[Requirements] The records underneath are to be repeated exactly, with the pictures left out.

[Extracted records]
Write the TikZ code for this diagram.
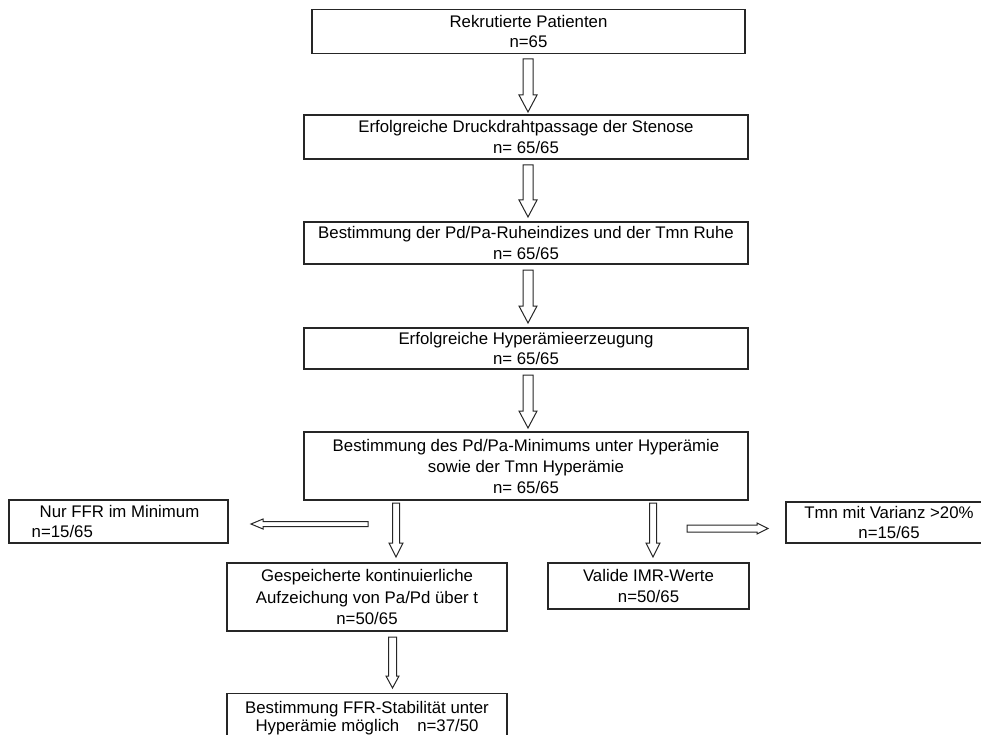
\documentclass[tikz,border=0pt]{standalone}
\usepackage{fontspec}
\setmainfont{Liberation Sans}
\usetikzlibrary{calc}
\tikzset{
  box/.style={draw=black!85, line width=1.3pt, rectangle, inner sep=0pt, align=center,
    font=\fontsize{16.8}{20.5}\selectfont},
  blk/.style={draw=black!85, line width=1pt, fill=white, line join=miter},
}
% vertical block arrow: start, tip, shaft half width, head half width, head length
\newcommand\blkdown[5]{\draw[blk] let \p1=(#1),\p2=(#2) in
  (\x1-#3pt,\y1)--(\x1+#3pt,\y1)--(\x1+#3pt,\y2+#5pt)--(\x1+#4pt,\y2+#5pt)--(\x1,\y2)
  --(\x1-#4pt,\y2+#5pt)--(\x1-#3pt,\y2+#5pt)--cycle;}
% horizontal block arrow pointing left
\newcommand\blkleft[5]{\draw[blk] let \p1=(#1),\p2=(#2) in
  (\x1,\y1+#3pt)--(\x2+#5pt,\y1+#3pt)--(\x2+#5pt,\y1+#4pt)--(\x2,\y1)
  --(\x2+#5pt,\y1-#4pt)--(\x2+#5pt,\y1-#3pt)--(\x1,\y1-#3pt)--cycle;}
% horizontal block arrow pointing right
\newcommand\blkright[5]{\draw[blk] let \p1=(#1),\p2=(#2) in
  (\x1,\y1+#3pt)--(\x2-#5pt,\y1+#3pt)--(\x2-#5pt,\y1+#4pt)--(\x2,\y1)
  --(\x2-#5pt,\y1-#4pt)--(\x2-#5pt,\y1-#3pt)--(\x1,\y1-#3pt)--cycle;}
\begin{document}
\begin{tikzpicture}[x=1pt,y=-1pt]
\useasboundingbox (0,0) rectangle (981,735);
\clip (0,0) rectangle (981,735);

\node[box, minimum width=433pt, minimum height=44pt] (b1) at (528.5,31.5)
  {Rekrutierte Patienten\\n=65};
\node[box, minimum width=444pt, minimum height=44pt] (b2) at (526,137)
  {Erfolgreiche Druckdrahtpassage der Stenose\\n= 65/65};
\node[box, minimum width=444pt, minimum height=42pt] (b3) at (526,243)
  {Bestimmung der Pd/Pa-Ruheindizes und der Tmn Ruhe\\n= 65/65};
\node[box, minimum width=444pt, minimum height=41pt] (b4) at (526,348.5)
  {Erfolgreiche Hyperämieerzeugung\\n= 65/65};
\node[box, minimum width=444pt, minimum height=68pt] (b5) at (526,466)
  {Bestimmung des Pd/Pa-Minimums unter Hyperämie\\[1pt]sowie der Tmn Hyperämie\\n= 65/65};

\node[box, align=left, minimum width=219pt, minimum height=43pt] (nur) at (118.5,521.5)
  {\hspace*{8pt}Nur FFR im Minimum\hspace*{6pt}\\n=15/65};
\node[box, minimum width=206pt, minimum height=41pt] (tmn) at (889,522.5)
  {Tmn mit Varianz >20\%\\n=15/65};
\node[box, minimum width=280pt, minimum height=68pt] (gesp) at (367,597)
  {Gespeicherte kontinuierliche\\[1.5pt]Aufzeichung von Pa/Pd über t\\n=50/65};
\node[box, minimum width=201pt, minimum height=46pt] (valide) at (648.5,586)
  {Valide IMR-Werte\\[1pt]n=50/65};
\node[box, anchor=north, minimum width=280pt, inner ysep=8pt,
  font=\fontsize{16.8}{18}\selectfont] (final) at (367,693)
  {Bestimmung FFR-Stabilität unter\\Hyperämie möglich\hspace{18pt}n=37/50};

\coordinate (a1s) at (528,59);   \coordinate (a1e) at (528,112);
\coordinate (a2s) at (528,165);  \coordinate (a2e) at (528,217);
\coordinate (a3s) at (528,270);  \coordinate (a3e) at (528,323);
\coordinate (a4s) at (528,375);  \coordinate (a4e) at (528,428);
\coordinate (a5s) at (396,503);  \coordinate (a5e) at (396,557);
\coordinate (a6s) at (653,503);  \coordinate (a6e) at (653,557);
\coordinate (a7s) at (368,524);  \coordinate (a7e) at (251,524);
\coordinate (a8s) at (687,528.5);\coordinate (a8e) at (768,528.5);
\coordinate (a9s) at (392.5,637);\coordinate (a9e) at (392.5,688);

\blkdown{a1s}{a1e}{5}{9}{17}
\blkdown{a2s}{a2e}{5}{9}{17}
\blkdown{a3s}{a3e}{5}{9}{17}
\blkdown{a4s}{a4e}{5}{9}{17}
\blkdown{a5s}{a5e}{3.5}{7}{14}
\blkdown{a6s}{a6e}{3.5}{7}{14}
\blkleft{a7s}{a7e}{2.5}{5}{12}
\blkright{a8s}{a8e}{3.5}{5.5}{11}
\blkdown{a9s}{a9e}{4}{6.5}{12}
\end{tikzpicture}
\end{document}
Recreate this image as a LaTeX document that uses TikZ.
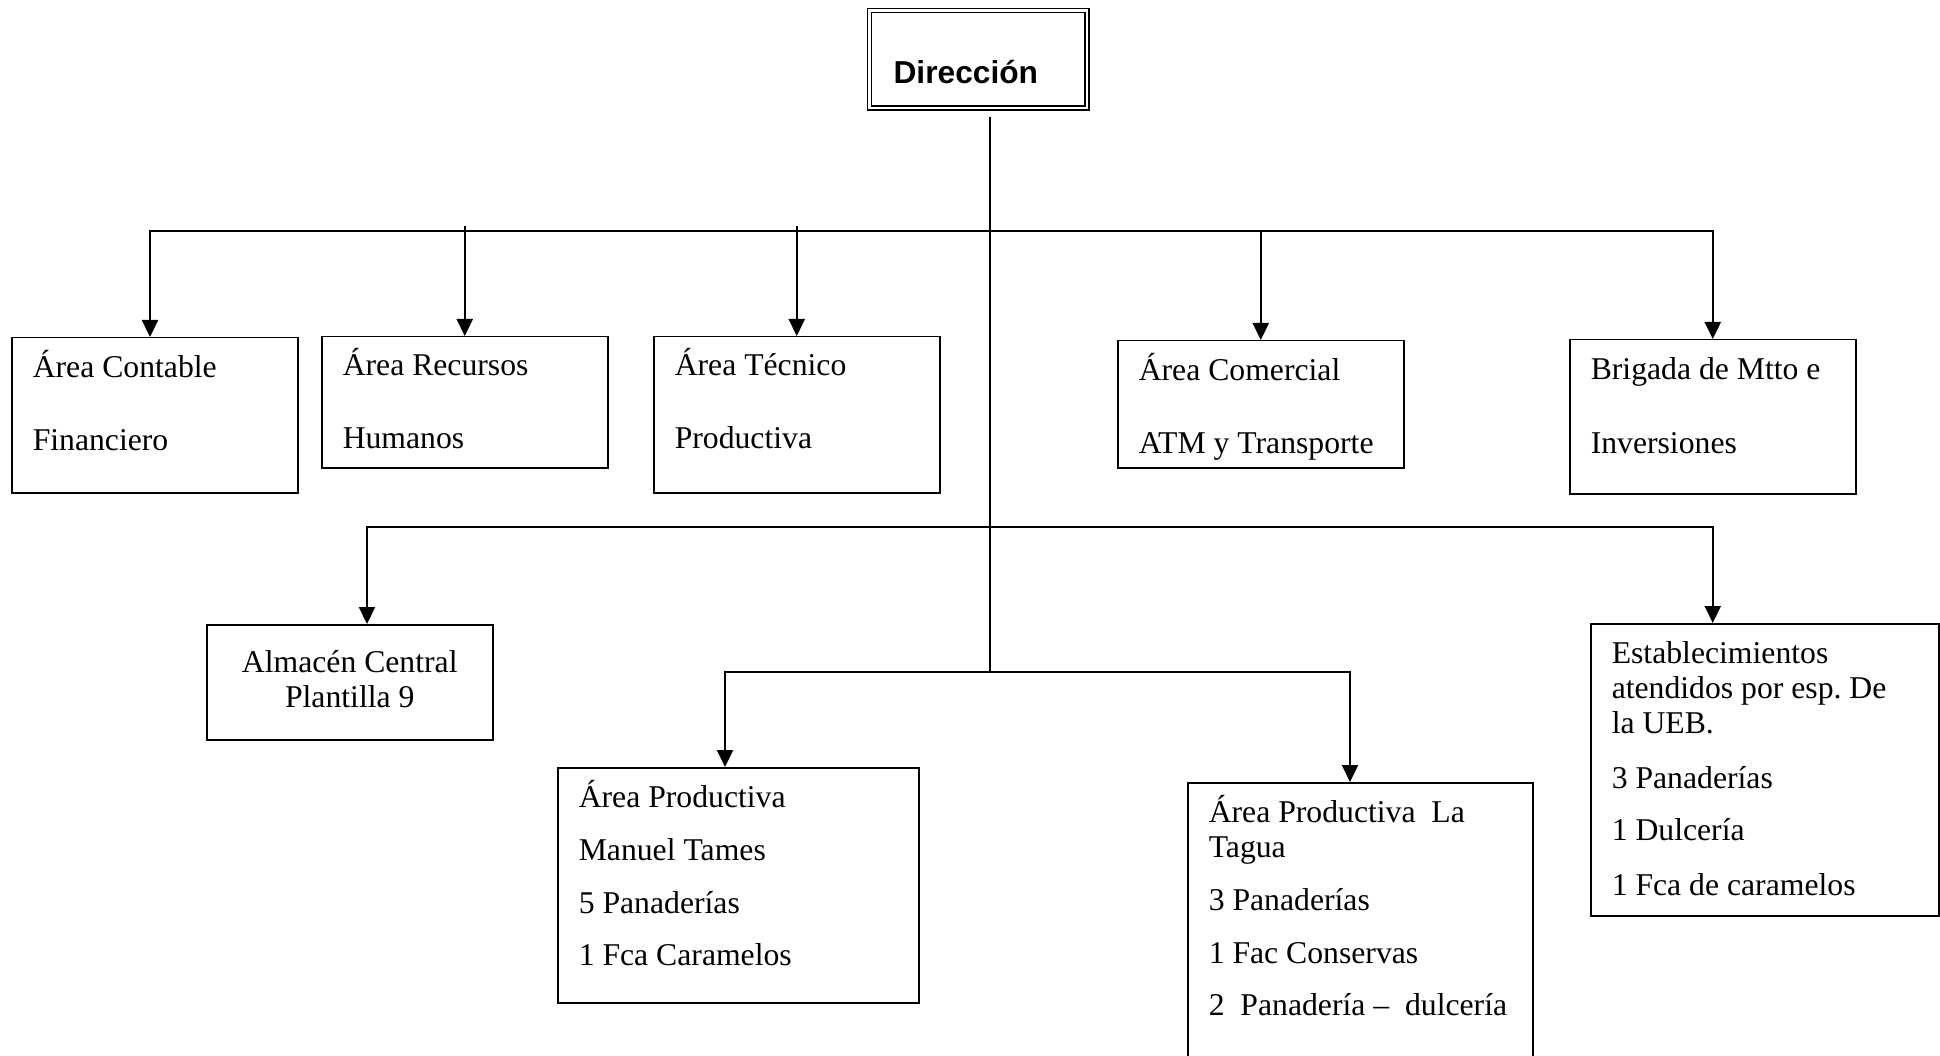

[Problem solution]
Write the TikZ code for this diagram.
\documentclass[tikz,border=0pt]{standalone}
\usepackage{fontspec}
\setmainfont{Liberation Sans}
\usetikzlibrary{calc}
\tikzset{
  box/.style={draw=black!85, line width=1.3pt, rectangle, inner sep=0pt, align=center,
    font=\fontsize{16.8}{20.5}\selectfont},
  blk/.style={draw=black!85, line width=1pt, fill=white, line join=miter},
}
% vertical block arrow: start, tip, shaft half width, head half width, head length
\newcommand\blkdown[5]{\draw[blk] let \p1=(#1),\p2=(#2) in
  (\x1-#3pt,\y1)--(\x1+#3pt,\y1)--(\x1+#3pt,\y2+#5pt)--(\x1+#4pt,\y2+#5pt)--(\x1,\y2)
  --(\x1-#4pt,\y2+#5pt)--(\x1-#3pt,\y2+#5pt)--cycle;}
% horizontal block arrow pointing left
\newcommand\blkleft[5]{\draw[blk] let \p1=(#1),\p2=(#2) in
  (\x1,\y1+#3pt)--(\x2+#5pt,\y1+#3pt)--(\x2+#5pt,\y1+#4pt)--(\x2,\y1)
  --(\x2+#5pt,\y1-#4pt)--(\x2+#5pt,\y1-#3pt)--(\x1,\y1-#3pt)--cycle;}
% horizontal block arrow pointing right
\newcommand\blkright[5]{\draw[blk] let \p1=(#1),\p2=(#2) in
  (\x1,\y1+#3pt)--(\x2-#5pt,\y1+#3pt)--(\x2-#5pt,\y1+#4pt)--(\x2,\y1)
  --(\x2-#5pt,\y1-#4pt)--(\x2-#5pt,\y1-#3pt)--(\x1,\y1-#3pt)--cycle;}
\begin{document}
\begin{tikzpicture}[x=1pt,y=-1pt]
\useasboundingbox (0,0) rectangle (981,735);
\clip (0,0) rectangle (981,735);

\node[box, minimum width=433pt, minimum height=44pt] (b1) at (528.5,31.5)
  {Rekrutierte Patienten\\n=65};
\node[box, minimum width=444pt, minimum height=44pt] (b2) at (526,137)
  {Erfolgreiche Druckdrahtpassage der Stenose\\n= 65/65};
\node[box, minimum width=444pt, minimum height=42pt] (b3) at (526,243)
  {Bestimmung der Pd/Pa-Ruheindizes und der Tmn Ruhe\\n= 65/65};
\node[box, minimum width=444pt, minimum height=41pt] (b4) at (526,348.5)
  {Erfolgreiche Hyperämieerzeugung\\n= 65/65};
\node[box, minimum width=444pt, minimum height=68pt] (b5) at (526,466)
  {Bestimmung des Pd/Pa-Minimums unter Hyperämie\\[1pt]sowie der Tmn Hyperämie\\n= 65/65};

\node[box, align=left, minimum width=219pt, minimum height=43pt] (nur) at (118.5,521.5)
  {\hspace*{8pt}Nur FFR im Minimum\hspace*{6pt}\\n=15/65};
\node[box, minimum width=206pt, minimum height=41pt] (tmn) at (889,522.5)
  {Tmn mit Varianz >20\%\\n=15/65};
\node[box, minimum width=280pt, minimum height=68pt] (gesp) at (367,597)
  {Gespeicherte kontinuierliche\\[1.5pt]Aufzeichung von Pa/Pd über t\\n=50/65};
\node[box, minimum width=201pt, minimum height=46pt] (valide) at (648.5,586)
  {Valide IMR-Werte\\[1pt]n=50/65};
\node[box, anchor=north, minimum width=280pt, inner ysep=8pt,
  font=\fontsize{16.8}{18}\selectfont] (final) at (367,693)
  {Bestimmung FFR-Stabilität unter\\Hyperämie möglich\hspace{18pt}n=37/50};

\coordinate (a1s) at (528,59);   \coordinate (a1e) at (528,112);
\coordinate (a2s) at (528,165);  \coordinate (a2e) at (528,217);
\coordinate (a3s) at (528,270);  \coordinate (a3e) at (528,323);
\coordinate (a4s) at (528,375);  \coordinate (a4e) at (528,428);
\coordinate (a5s) at (396,503);  \coordinate (a5e) at (396,557);
\coordinate (a6s) at (653,503);  \coordinate (a6e) at (653,557);
\coordinate (a7s) at (368,524);  \coordinate (a7e) at (251,524);
\coordinate (a8s) at (687,528.5);\coordinate (a8e) at (768,528.5);
\coordinate (a9s) at (392.5,637);\coordinate (a9e) at (392.5,688);

\blkdown{a1s}{a1e}{5}{9}{17}
\blkdown{a2s}{a2e}{5}{9}{17}
\blkdown{a3s}{a3e}{5}{9}{17}
\blkdown{a4s}{a4e}{5}{9}{17}
\blkdown{a5s}{a5e}{3.5}{7}{14}
\blkdown{a6s}{a6e}{3.5}{7}{14}
\blkleft{a7s}{a7e}{2.5}{5}{12}
\blkright{a8s}{a8e}{3.5}{5.5}{11}
\blkdown{a9s}{a9e}{4}{6.5}{12}
\end{tikzpicture}
\end{document}
Recreate this image as a LaTeX document that uses TikZ.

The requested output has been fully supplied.